- **Given material**:
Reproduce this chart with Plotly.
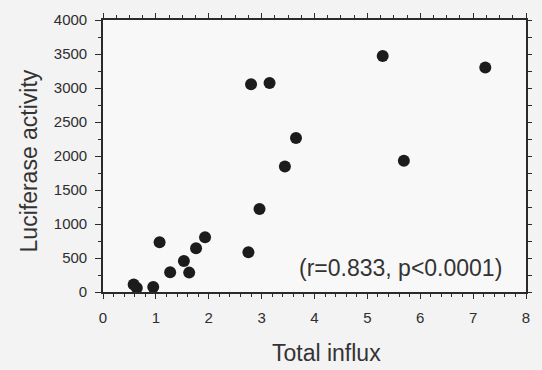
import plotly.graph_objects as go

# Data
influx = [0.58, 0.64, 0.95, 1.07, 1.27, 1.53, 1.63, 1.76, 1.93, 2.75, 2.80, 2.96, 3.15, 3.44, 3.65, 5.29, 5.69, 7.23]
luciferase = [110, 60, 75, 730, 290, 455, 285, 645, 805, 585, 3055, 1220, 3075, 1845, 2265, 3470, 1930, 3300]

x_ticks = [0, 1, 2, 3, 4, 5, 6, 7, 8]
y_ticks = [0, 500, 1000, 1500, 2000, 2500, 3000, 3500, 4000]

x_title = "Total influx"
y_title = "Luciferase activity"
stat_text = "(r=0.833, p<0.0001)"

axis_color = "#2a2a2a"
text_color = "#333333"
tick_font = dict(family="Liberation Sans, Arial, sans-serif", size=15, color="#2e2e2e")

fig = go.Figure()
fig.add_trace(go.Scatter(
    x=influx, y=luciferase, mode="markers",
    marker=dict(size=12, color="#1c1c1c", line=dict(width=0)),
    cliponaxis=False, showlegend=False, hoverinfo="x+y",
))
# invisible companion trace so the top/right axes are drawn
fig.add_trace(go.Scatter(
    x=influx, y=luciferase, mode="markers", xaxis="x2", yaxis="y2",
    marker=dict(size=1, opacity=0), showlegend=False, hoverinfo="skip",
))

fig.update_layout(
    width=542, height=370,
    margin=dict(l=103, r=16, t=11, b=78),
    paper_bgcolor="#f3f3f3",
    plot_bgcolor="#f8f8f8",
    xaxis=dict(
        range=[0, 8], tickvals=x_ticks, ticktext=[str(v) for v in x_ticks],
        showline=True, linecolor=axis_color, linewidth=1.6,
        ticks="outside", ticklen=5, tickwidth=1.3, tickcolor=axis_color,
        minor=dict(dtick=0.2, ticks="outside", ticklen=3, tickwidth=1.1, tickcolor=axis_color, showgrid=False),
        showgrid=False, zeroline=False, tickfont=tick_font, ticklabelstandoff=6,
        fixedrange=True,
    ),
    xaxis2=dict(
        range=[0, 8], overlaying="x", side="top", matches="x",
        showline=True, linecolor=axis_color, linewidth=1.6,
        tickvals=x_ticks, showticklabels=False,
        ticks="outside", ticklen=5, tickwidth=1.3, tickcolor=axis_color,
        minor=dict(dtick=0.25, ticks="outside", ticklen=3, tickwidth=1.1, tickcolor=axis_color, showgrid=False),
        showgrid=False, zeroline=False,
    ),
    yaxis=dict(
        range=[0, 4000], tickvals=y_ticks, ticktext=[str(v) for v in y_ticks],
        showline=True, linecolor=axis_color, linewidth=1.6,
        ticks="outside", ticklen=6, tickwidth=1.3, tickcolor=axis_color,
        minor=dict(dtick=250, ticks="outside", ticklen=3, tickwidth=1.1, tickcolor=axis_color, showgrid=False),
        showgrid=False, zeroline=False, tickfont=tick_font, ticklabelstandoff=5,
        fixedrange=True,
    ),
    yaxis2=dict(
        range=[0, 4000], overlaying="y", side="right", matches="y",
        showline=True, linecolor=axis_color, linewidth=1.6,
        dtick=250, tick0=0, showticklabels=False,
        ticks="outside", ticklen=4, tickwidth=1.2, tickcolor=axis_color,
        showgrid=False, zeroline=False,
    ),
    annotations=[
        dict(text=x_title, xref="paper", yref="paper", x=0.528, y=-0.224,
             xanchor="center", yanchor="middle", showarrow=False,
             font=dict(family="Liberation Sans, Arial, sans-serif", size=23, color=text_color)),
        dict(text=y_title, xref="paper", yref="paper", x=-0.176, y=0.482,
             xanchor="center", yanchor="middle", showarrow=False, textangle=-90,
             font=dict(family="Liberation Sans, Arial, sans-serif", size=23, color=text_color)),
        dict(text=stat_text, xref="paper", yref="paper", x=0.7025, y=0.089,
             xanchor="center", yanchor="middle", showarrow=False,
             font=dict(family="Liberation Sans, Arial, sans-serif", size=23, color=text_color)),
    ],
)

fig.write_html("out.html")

- **Problem details**: Everything from the first line of the listing above through the line that contains "3470, 1930, 3300]" is to be restated word for word, minus the pictures.

- **Solution**:
Reproduce this chart with Plotly.
import plotly.graph_objects as go

# Data
influx = [0.58, 0.64, 0.95, 1.07, 1.27, 1.53, 1.63, 1.76, 1.93, 2.75, 2.80, 2.96, 3.15, 3.44, 3.65, 5.29, 5.69, 7.23]
luciferase = [110, 60, 75, 730, 290, 455, 285, 645, 805, 585, 3055, 1220, 3075, 1845, 2265, 3470, 1930, 3300]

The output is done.